- Instruction:
Lines that include the word "React" are the ones to copy.

- Stored records:
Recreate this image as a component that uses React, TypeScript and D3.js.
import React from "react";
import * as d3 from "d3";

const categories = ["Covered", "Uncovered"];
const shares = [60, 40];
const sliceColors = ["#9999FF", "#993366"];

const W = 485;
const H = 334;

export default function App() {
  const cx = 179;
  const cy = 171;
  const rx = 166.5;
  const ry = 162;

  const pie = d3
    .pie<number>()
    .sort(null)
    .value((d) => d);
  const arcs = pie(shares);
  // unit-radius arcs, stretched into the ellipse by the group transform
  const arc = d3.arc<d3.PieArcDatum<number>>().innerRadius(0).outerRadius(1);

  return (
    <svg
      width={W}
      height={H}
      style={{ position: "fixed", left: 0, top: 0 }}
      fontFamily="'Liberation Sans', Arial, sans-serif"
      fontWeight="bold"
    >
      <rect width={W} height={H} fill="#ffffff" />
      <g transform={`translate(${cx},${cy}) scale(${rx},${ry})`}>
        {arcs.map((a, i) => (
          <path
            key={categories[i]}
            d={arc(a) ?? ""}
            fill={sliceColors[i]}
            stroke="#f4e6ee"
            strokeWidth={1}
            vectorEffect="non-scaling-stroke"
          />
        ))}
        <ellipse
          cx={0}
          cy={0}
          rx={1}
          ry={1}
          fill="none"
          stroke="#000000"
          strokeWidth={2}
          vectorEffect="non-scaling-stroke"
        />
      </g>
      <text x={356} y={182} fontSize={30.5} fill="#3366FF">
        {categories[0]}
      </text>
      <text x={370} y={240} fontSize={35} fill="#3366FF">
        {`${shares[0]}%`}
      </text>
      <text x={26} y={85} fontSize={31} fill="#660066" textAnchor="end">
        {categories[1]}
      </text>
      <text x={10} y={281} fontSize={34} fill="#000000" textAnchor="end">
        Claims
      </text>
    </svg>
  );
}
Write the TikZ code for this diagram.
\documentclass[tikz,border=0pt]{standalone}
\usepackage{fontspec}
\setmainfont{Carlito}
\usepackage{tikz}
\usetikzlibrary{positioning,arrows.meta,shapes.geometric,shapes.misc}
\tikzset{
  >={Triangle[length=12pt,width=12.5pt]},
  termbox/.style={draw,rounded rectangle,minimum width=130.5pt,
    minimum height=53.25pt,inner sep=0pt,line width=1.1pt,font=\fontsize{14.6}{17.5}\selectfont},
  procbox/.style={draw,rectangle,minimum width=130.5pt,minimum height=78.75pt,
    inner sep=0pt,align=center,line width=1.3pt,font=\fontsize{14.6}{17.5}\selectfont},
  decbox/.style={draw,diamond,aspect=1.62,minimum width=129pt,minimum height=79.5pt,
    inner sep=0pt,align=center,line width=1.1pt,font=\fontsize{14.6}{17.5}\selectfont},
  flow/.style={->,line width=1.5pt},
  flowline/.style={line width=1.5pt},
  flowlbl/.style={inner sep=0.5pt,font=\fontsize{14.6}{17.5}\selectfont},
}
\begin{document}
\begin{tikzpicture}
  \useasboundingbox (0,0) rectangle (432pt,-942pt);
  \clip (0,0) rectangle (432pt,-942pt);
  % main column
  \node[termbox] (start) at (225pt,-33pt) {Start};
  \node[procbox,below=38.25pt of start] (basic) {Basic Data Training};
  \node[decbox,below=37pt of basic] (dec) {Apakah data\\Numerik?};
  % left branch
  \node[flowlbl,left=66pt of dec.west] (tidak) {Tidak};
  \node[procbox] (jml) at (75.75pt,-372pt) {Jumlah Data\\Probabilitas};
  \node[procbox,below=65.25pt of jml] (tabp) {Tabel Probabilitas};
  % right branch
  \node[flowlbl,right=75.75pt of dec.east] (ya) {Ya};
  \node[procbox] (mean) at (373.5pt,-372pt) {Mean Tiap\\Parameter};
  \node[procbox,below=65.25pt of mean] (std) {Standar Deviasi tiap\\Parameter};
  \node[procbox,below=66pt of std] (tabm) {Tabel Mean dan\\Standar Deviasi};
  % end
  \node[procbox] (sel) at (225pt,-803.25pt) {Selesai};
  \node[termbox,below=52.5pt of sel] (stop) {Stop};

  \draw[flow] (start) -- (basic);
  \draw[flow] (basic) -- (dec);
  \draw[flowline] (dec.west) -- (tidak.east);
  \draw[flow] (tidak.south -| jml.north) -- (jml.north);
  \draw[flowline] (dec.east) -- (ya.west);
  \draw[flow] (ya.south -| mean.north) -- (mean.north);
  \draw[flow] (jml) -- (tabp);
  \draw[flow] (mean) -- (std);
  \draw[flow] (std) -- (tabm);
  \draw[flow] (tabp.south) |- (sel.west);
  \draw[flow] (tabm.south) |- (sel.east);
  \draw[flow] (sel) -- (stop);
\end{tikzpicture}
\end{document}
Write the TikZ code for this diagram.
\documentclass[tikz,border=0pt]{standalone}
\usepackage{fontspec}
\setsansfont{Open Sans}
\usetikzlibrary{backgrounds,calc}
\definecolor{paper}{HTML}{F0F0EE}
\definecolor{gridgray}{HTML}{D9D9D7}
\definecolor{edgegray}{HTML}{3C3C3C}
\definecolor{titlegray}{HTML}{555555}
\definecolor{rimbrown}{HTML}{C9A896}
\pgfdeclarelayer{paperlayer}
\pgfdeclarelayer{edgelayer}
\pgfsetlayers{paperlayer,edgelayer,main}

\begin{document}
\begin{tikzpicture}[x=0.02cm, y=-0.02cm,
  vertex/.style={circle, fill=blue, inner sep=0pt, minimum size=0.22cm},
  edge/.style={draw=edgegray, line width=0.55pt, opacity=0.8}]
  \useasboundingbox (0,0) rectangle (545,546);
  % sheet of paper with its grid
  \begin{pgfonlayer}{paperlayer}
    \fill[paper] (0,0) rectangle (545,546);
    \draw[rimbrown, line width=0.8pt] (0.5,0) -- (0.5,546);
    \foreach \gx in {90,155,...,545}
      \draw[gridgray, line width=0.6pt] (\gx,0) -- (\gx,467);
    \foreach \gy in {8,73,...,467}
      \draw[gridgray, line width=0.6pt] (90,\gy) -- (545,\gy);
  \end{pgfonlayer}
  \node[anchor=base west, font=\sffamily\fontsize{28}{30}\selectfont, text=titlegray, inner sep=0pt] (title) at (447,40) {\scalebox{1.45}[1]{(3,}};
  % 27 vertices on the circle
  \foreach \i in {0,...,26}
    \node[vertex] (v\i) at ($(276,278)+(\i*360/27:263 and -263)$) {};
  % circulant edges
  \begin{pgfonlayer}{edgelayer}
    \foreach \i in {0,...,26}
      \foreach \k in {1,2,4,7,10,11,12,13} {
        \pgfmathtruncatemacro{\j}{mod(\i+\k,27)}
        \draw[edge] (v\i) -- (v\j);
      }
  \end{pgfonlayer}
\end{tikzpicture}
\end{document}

==

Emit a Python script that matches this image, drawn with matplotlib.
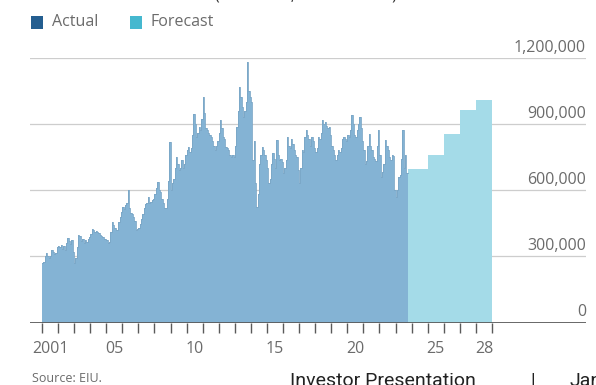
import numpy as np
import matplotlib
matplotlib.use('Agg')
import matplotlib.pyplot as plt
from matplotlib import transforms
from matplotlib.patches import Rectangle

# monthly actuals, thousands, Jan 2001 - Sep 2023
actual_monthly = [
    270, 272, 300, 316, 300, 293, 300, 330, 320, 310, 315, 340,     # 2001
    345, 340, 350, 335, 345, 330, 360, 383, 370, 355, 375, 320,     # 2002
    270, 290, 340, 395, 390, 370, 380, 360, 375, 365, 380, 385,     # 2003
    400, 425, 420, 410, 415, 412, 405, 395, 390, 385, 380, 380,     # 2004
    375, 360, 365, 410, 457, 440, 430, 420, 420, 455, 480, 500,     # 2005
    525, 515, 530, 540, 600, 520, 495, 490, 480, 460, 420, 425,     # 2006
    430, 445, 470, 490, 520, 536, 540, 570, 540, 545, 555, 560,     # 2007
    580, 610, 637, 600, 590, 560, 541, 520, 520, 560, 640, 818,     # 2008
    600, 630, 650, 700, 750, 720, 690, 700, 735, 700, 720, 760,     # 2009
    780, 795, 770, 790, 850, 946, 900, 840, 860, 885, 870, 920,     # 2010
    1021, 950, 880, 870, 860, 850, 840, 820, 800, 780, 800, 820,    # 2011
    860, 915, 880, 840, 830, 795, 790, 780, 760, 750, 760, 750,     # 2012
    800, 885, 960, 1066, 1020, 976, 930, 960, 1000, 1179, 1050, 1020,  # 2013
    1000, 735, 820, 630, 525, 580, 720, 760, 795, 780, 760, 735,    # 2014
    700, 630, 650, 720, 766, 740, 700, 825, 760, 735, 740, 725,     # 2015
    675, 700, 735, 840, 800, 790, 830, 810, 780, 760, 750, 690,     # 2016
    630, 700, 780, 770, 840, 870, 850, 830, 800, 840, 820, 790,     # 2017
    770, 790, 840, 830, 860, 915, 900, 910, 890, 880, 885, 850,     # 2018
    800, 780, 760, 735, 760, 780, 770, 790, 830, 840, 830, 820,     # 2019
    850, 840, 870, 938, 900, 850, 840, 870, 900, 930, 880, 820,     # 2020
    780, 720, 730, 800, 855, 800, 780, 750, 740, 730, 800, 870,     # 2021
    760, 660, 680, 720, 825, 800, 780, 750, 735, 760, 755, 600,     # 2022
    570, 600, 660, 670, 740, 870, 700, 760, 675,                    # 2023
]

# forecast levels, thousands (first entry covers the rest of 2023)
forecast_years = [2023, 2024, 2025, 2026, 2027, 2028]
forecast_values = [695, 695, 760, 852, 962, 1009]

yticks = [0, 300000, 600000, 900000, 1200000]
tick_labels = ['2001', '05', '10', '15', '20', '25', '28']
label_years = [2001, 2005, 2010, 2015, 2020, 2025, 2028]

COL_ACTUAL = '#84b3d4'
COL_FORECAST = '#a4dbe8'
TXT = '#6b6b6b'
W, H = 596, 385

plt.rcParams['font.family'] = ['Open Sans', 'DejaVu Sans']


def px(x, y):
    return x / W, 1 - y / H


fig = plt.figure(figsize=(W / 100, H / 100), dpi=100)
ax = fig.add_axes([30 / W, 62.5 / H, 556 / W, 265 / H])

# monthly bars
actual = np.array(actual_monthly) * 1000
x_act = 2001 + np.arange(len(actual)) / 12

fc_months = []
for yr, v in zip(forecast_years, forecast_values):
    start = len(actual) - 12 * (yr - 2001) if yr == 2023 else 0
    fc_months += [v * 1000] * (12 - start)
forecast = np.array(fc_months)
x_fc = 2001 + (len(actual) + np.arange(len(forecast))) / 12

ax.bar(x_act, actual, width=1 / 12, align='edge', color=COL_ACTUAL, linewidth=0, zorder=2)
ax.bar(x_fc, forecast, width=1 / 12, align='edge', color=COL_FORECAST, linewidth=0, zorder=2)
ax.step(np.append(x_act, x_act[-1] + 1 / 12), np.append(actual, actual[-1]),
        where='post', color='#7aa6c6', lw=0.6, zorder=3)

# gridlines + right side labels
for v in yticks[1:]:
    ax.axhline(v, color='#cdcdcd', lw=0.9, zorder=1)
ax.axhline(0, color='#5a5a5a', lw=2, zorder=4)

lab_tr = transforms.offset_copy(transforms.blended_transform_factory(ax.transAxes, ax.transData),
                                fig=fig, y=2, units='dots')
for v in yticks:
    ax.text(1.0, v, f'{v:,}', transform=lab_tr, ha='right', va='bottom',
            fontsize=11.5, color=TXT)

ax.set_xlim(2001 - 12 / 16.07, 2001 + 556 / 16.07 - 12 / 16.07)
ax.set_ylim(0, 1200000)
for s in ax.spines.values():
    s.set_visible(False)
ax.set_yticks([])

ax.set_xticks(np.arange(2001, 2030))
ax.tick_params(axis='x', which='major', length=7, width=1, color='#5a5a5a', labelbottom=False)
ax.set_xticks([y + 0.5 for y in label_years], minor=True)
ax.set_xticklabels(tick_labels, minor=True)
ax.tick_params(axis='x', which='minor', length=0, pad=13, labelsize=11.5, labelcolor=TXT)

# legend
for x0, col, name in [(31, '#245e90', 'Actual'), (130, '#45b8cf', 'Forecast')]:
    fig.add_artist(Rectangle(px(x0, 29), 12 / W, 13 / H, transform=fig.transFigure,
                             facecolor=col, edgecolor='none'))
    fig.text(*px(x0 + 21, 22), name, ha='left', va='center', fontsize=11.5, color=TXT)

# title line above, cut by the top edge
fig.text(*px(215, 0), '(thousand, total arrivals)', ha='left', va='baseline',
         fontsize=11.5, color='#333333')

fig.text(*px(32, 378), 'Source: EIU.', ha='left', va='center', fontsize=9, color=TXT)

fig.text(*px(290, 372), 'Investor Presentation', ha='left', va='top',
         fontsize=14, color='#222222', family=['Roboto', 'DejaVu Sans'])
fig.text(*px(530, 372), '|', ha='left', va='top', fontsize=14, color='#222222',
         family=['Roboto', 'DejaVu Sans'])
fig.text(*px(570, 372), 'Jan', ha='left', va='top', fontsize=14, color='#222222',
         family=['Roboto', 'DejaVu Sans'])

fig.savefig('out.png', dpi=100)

--

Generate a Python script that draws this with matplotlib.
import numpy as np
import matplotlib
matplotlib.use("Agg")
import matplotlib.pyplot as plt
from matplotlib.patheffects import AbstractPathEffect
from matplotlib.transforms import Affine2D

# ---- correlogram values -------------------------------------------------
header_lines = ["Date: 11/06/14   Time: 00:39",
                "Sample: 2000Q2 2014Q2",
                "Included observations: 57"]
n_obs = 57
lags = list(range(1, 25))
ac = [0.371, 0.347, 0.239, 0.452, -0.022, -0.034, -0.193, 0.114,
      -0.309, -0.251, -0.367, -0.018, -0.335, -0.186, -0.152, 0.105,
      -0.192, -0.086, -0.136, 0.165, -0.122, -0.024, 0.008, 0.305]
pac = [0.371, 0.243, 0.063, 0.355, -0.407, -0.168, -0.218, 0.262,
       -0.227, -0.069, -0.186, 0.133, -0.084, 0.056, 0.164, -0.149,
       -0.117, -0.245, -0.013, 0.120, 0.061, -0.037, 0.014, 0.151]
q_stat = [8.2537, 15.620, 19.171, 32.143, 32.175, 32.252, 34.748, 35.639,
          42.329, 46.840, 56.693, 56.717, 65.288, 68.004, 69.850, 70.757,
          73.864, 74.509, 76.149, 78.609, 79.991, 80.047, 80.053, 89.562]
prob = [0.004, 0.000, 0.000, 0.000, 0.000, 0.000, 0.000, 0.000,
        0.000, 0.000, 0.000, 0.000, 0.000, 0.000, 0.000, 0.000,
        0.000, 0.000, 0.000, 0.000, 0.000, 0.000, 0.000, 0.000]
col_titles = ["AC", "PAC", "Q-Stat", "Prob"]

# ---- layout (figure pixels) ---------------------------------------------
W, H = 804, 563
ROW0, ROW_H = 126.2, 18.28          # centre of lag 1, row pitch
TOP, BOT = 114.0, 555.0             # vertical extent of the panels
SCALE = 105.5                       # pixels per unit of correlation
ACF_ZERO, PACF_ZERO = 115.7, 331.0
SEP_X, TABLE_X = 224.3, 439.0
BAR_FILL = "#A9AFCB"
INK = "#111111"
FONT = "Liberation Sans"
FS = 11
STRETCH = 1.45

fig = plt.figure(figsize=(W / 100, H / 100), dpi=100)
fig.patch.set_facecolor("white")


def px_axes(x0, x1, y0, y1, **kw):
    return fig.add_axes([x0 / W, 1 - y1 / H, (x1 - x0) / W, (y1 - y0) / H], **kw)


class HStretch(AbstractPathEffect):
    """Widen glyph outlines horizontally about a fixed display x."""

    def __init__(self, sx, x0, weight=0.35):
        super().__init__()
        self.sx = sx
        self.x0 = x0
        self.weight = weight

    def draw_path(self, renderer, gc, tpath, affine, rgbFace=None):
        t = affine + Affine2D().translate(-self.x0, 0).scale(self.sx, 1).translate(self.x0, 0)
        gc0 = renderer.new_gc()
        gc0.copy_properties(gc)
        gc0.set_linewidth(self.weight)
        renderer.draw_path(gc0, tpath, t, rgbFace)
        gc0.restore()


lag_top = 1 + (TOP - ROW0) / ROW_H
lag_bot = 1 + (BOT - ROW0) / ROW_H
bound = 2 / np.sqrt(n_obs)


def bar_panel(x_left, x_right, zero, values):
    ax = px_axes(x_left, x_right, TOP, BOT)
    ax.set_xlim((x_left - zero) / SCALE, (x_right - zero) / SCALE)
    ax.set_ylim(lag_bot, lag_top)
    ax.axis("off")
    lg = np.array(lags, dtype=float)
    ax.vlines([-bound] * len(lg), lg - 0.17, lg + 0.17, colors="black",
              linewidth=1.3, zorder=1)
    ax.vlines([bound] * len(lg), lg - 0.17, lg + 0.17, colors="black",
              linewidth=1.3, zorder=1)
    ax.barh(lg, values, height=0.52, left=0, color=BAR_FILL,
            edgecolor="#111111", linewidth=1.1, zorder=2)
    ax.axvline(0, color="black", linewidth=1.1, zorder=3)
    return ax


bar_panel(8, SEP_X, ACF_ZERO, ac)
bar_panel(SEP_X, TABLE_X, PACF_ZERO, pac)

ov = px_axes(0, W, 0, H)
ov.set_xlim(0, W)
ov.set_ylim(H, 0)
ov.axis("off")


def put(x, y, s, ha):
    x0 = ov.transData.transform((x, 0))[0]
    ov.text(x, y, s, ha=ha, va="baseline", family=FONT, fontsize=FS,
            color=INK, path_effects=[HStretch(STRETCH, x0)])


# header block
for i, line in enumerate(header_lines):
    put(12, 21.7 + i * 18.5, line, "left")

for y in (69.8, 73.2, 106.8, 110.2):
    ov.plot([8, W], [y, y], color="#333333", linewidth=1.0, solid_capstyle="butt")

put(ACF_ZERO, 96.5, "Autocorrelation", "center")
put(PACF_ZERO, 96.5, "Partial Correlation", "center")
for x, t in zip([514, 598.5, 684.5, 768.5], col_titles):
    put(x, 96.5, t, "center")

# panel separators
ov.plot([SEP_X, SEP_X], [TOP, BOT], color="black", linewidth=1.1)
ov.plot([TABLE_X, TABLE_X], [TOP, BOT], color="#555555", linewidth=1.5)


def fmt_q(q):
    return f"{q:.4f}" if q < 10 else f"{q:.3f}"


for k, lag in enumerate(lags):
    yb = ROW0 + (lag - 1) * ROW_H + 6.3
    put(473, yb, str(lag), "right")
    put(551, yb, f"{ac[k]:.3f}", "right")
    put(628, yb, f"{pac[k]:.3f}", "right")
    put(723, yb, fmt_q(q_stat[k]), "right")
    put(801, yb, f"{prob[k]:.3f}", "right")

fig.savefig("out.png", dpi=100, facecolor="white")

- Solution for this task:
Recreate this image as a component that uses React, TypeScript and D3.js.
import React from "react";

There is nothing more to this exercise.